Hunting and trapping play a rich and prominent role in the culture of Pennsylvania. The Pennsylvania Game Commission (PGC) is charged with managing and protecting wildlife and their habitats, and it promotes hunting and trapping for current and future generations. The natural gas industry has proven critical to helping the PGC carry out its mission.
More than $1 billion from responsible natural gas activity on state game lands has been generated for the Pennsylvania Game Commission (PGC) since 2008, according to PGC’s PA Game News, with $319 million in lease, royalty and right of way payments contributed during fiscal year 2023-2024 alone.
The funds, used to expand and conserve public lands and habitats across the state, account for 71% of PGC’s total operating budget, demonstrating the great importance of natural gas not only as a critical economic engine, but also as a partner in carrying out the mission of one of our historic state government agencies.
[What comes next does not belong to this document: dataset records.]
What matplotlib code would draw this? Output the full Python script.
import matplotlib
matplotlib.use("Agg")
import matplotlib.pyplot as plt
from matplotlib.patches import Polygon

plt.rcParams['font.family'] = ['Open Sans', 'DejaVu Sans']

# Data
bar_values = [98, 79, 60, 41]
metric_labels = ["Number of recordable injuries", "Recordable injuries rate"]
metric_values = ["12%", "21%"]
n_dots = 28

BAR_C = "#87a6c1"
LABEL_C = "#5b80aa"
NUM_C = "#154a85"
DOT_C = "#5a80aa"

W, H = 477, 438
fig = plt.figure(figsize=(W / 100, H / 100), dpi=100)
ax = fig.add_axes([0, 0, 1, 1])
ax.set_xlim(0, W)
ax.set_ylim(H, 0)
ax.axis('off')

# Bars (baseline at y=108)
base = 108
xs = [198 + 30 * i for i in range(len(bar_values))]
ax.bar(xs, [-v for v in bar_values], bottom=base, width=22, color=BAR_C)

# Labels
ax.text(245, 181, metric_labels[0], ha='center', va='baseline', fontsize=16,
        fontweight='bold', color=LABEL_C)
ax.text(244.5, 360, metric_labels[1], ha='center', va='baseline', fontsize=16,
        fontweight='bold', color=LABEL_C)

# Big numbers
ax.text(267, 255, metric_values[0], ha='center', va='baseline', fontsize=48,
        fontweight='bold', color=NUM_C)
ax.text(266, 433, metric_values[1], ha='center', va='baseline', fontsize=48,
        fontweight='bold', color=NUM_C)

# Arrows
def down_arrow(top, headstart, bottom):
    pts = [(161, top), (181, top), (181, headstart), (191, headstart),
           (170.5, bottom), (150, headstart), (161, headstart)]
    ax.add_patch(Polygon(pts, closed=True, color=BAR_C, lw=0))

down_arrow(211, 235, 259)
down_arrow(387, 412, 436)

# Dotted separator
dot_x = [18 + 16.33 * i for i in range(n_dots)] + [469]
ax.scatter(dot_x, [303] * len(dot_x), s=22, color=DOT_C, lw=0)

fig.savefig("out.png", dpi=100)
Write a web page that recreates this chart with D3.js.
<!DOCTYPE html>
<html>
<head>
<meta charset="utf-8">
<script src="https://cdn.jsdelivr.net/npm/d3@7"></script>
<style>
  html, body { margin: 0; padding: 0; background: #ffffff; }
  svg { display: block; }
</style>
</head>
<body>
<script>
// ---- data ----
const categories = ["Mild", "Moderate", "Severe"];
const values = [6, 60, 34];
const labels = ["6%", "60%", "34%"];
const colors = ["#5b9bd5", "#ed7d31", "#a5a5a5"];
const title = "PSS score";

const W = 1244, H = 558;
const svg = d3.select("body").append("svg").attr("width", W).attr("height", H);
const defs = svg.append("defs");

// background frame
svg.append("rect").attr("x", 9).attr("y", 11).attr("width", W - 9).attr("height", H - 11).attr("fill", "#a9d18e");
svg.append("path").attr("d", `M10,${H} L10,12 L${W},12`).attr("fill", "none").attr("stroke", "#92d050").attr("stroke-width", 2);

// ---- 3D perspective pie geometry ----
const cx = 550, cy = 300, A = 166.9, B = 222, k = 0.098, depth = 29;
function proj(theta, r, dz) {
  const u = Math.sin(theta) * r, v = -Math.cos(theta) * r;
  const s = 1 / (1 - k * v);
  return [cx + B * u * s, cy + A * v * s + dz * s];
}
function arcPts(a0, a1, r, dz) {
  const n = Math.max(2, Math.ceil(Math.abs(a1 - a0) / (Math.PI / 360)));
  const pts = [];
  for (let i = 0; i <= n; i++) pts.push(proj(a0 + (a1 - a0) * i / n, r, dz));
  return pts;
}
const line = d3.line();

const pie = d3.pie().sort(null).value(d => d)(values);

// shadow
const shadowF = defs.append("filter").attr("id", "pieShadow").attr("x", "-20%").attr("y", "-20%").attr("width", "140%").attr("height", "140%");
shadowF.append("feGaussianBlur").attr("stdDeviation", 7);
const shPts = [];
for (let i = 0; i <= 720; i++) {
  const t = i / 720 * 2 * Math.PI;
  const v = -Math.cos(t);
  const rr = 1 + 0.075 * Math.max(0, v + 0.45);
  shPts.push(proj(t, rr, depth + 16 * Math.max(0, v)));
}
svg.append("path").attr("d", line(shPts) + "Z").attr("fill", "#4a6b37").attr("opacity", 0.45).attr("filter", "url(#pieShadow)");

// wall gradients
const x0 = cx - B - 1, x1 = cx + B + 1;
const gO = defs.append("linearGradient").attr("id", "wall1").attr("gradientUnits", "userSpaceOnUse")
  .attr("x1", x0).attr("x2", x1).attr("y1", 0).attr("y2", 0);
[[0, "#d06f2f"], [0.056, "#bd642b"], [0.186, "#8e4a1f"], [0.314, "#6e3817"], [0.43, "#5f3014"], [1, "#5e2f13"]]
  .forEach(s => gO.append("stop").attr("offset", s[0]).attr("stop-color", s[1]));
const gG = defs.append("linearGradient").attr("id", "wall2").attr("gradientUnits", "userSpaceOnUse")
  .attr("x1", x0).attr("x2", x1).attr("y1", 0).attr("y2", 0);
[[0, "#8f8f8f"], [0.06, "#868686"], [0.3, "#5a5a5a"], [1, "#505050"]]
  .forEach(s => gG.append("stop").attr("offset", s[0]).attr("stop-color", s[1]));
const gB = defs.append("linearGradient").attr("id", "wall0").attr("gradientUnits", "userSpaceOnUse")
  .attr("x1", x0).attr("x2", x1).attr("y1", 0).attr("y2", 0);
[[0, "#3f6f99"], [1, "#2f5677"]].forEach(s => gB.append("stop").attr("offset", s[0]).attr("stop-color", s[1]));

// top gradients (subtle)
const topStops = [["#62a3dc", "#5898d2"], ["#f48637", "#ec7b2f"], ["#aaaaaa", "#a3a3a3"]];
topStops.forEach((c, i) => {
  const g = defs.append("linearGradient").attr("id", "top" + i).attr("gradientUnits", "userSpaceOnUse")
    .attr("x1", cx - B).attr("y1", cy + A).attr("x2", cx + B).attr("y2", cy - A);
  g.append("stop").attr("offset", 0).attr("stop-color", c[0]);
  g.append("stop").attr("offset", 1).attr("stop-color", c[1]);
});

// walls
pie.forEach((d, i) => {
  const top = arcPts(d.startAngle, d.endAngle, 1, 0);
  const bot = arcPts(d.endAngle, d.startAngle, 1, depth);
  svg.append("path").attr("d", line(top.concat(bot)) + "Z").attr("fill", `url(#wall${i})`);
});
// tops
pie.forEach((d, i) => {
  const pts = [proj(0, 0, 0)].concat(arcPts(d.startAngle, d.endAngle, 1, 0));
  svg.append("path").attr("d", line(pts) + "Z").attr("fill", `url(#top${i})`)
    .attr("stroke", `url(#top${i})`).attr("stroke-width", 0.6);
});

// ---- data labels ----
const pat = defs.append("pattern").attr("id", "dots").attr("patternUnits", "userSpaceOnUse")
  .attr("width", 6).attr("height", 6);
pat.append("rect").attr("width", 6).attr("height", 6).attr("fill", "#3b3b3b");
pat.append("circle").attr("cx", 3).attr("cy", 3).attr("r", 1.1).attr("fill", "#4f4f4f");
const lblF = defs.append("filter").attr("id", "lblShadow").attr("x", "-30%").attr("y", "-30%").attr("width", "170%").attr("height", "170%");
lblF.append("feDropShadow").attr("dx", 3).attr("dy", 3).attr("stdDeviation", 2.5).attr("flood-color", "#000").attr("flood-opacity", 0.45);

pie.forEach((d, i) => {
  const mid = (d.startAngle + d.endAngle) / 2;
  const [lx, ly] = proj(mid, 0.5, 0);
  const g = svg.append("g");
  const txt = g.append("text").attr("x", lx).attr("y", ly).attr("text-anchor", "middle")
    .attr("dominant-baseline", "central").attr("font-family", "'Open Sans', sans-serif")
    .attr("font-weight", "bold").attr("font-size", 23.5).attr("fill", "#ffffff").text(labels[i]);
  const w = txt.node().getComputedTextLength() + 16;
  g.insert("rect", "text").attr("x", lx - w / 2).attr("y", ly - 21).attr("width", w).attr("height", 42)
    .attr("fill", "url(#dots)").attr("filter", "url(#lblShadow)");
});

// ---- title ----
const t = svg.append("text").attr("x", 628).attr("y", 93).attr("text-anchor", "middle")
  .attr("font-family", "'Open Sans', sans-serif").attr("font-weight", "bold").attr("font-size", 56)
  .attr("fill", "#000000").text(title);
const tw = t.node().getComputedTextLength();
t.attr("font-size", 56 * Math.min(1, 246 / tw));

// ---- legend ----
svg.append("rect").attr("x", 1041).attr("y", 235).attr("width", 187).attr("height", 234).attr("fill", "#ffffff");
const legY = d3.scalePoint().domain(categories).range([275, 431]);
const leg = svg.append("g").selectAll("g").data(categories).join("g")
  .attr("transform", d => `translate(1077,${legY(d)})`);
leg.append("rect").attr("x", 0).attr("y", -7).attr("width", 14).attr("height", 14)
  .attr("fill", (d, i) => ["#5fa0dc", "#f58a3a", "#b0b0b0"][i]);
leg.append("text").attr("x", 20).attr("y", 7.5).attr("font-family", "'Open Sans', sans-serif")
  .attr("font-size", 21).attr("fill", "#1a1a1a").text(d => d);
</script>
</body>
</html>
“It’s not just about the money that they’re realizing, but it’s about what they’re doing with that money,” explained MSC president Dave Callahan in the Center Square. “It’s how they’re not only maintaining their mission at the game commission, but enhancing it as well: protecting wildlife, protecting ecological resources, providing more infrastructure.”
Lease revenue and production royalties benefit all PGC’s stakeholders, including the wildlife, hunters and other users of the lands, as well as the Commission itself by filling funding gaps and allowing for the undertaking of projects that would otherwise not be financially possible.
In fact, the PGC “[wasn’t] very far away from a time when we were laying people off” due to budget constraints which, as an independent state agency, is reliant upon fees such as hunting licenses that have been in steady decline over the past few years. But, thanks to the funds spurred by natural gas development, “that’s all turned around,” a PGC spokesperson told the Chesapeake Bay-Journal.
Over the thirteen-year partnership, PGC has invested in 32,500 acres of game lands (including a hawk watch site), new shooting ranges, new roads, building renovations, wildlife food plots, and research on turkey, deer, grouse, and duck habitats, to name a few.
Pennsylvania’s energy developers take pride in their mission to responsibly produce and transport energy that protects and enhances the surrounding environment. In addition to activity spurring the $1 billion for PGC to date, operators work closely with Game Commission staff and other community or conservation partners to promote biodiversity, enhance habitat, raise community awareness and expand opportunities for all Pennsylvanians to enjoy the outdoors.